Scheer’s face was handsome, pale, with an Asiatic cast to his gray eyes. His light brown frizzy hair was scrupulously brushed, and parted by fiat. After a while I noticed other niceties of his dress, the monogrammed cuff links, the Italian loafers. I liked him immediately. Scheer was the kind of man I thought I would like to be myself.

Suddenly, from the rear of the car there erupted a magnificent, weary, soul-emptying sigh.

“How ya doin’, Franklin?” Scheer called.

On hearing his name, Franklin lifted his troubled, regal head from the recesses of the hatchback, and I saw the black-and-white markings of an English setter. Ancient, rheumy-eyed, he gave me the once-over and dropped back out of sight.

Scheer was meanwhile pulling off the highway. He had a breezy highway driving style, but when making any kind of maneuver he snapped into military action, pummeling the wheel with strong hands. He pulled into the parking lot of a convenience store. “Back in a minute.”

Holding a cigarette at his hip like a riding crop, he walked with clipped steps into the store. While he was gone I looked around the car. It was immaculately clean, the floor mats freshly vacuumed. The glove box contained orderly maps and tapes of Mabel Mercer. Scheer reappeared with two full shopping bags.

“I think road drinks are in order,” he said.

He had a twelve-pack carton of beer, two bottles of Blue Nun, and a bottle of Lancers rosé, in a faux clay bottle. He set all of these on the backseat.

This was part of being sophisticated, too. You drank cheap Liebfraumilch in plastic cups, calling it cocktails, and carved off hunks of Cheddar cheese with a Swiss Army knife. Scheer had assembled a nice hors d’oeuvre platter from meager sources. There were also olives. We headed back out across the no-man’s-land, while Scheer directed me to open the wine and serve him snacks. I was now his page. He had me put in the Mabel Mercer tape and then enlightened me about her meticulous phrasing.

Suddenly he raised his voice. “Cops. Keep your glass down.”

I quickly lowered my Blue Nun and we drove on, acting cool as the state trooper passed on our left.

By now Scheer was doing the cop’s voice. “I know city slickers when I see ’em and them thar’s two of the slickest of ’em all.
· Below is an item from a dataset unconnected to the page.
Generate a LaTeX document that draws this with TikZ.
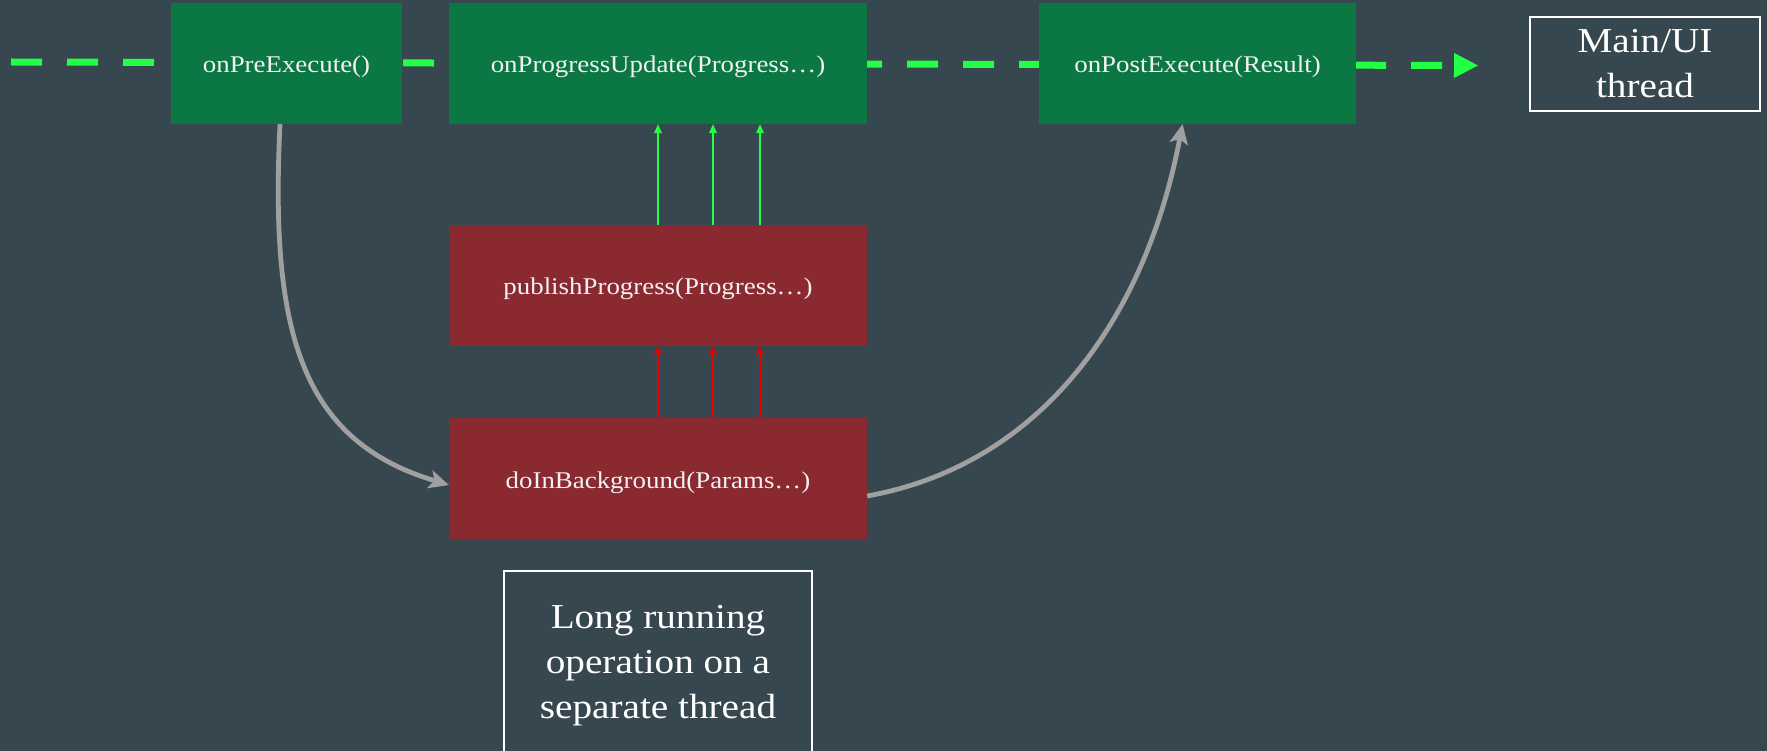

I’d wager they’re up to no good.”

To all this I responded with laughter, happy to be in league against the world of hypocrites and rulemongers.

When it began to grow dark, Scheer chose a steak house. I was worried it might be too expensive, but he told me, “Dinner’s on me tonight.”

Inside, it was busy, a popular place, the only table open a small one near the bar.

To the waitress Scheer said, “I’ll have a vodka martini, very dry, two olives, and my son here will have a beer.”

The waitress looked at me.

“He got any ID?”

“Not on me,” I said.

“Can’t serve you, then.”

“I was there at his birth. I can vouch for him,” said Scheer.

“Sorry, no ID, no alcohol.”

“Okay, then,” said Scheer. “Changed my mind. I’ll have a vodka martini, very dry, two olives, and a beer chaser.”

Through her tight lips the waitress said, “You gonna let your friend drink that beer I can’t serve it to you.”

“They’re both for me,” Scheer assured her. He deepened his voice a little, opened the tone a little, injecting it with an Eastern or Ivy League authority whose influence did not entirely dissipate even all the way out here in the steak house on the plains. The waitress, resentful, complied.